And Smith & Wesson gave my uncle a job.
And Sir Walter Raleigh gave my uncle a job.
– Eddie From Ohio – Loitering in the Lobby.
We went to Smithfield for its Olden Days celebration. We ran in a surprising nice park along the Cyprus Creek, looked at some crafts, antiques and old cars, bought a block of cheese, listened to country music, and had the all-important ham sandwich.
While the town celebrated its past, the future of the ham capital of the world remains unclear. Last fall Smithfield became the largest U.S. company ever bought by a Chinese firm. Shuanghui International Holding bought it for $4.7 billion.
It is too early to tell how the acquisition will impact the small town in the long-term. Two articles in the local paper had somewhat positive spins on the current situation, emphasizing that the new owners were taking a hands-off approach and keeping local management in place. But the editor was quoted last year as saying, “All you can do is keep your fingers crossed, hang tight and be positive about the whole thing.” Others have voiced concerns that the feel of the town will change and that much of the land in the area will be bought by foreign interests.

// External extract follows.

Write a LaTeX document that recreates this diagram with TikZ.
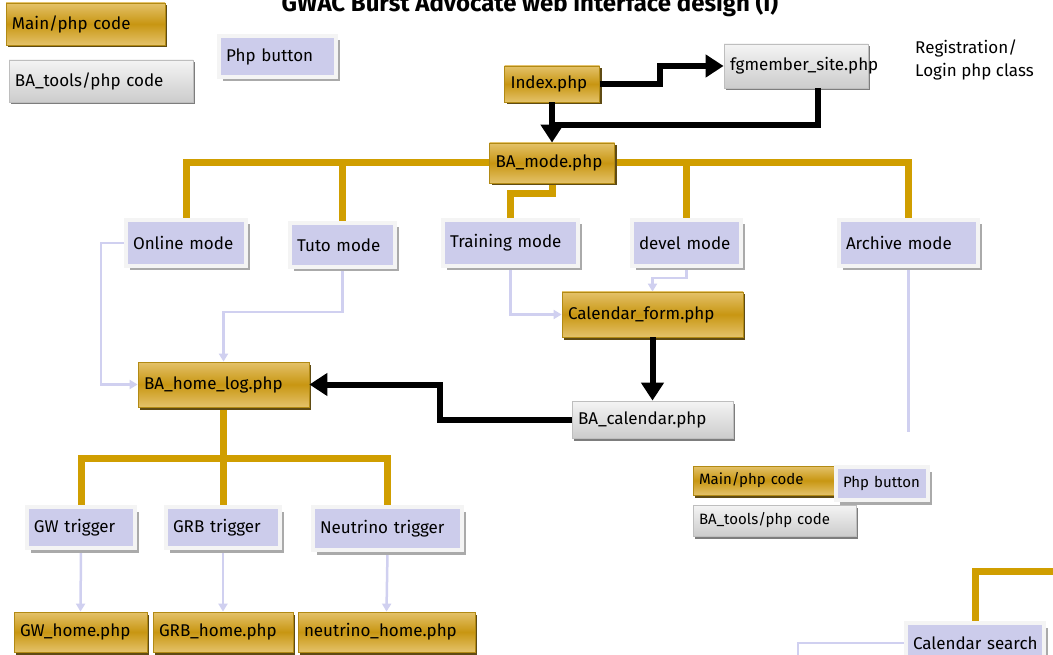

Why did Shuanghui buy the world’s largest pork processor and hog producer? Not only so it could export a good chunk of the ham, but also so it could learn the details of factory farming, including how to churn out an untainted product. Chinese meat producers have major problems with sanitation. And, as the country’s middle class has grown, so has the demand for quality meat.
The large and efficient operation isn’t without critics. The film Food, Inc. touches on the cruel realities of factory farming and the hardships of being an undocumented immigrant working in a slaughterhouse. Still, the Fortune 500 company employees more than 46,000 people, with major operations in Virginia and North Carolina, as well as Mexico and 10 European countries.
Ham production in the area dates back to the 1750s. The packing firm that would become Smithfield Foods opened in 1936. The town has a population of about 8,000. Isle of Wight County has around 36,000 residents.